Rouaud’s team has looked at Official Airline Guide (OAG) numbers for the past 32 years, and they show a closely parallel growth of seats offered on hub-to-hub and hub-to-point routes over 2000 nmi. Point-to-point traffic, by contrast, has stayed relatively flat. Fragmentation — services completely bypassing major hubs — will occur, but Rouaud says that there is also a trend to consolidation — which allows airlines to build networks and dominate their hubs, and provides the logic behind global alliances.

On the Pacific, Rouaud points out, the number of city pairs served has expanded, from 47 routes in 1994 to 73 routes today. Hub-to-point services have expanded at a higher rate than hub-to-hub flights, which Airbus expects to continue. But, Rouaud’s projections show, hub-to-hub traffic will still be three times larger than hub-to-point in 2014, supporting the need for very large aircraft. Existing customers have already planned 250 weekly A380 frequencies into northeast Asia by 2010. Overall, says Rouaud, Asia-Pacific carriers are expected to account for 62% of passenger A380 sales.

Cargo traffic is even more concentrated than passenger traffic, Rouaud maintains, and is likely to remain so. “Eighty percent of air cargo tonne-miles will be long-range, intercontinental, hub to hub,” he says, citing figures that show that 42% of all air freight moves through the top 10 airports. There has been a particularly sharp growth — 430% — in high-technology goods shipped from Asia to the U.S. between 1995-2003, and the A380, with dual decks and less tendency to bulk out than other freighters, is well placed to carry it.

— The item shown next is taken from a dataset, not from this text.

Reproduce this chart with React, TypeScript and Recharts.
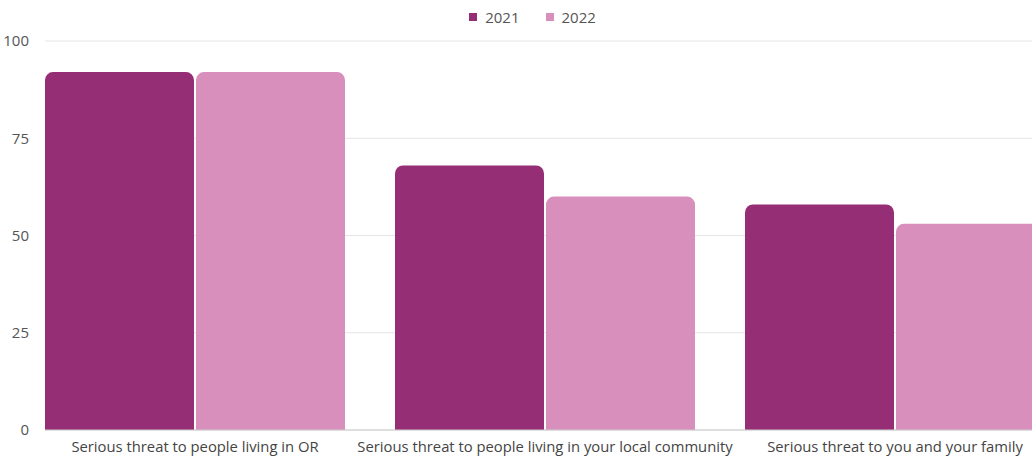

Airbus also notes that the top 10 cargo carriers have 55% of the market, and that the six largest carriers are all A380 or A380F customers.

Airbus has calibrated its forecasts against 12 other teams — aircraft manufacturers and suppliers, consultants and academics. “Only one of them,” says Rouaud, “expects the average size of aircraft to decline.” No prizes for guessing which.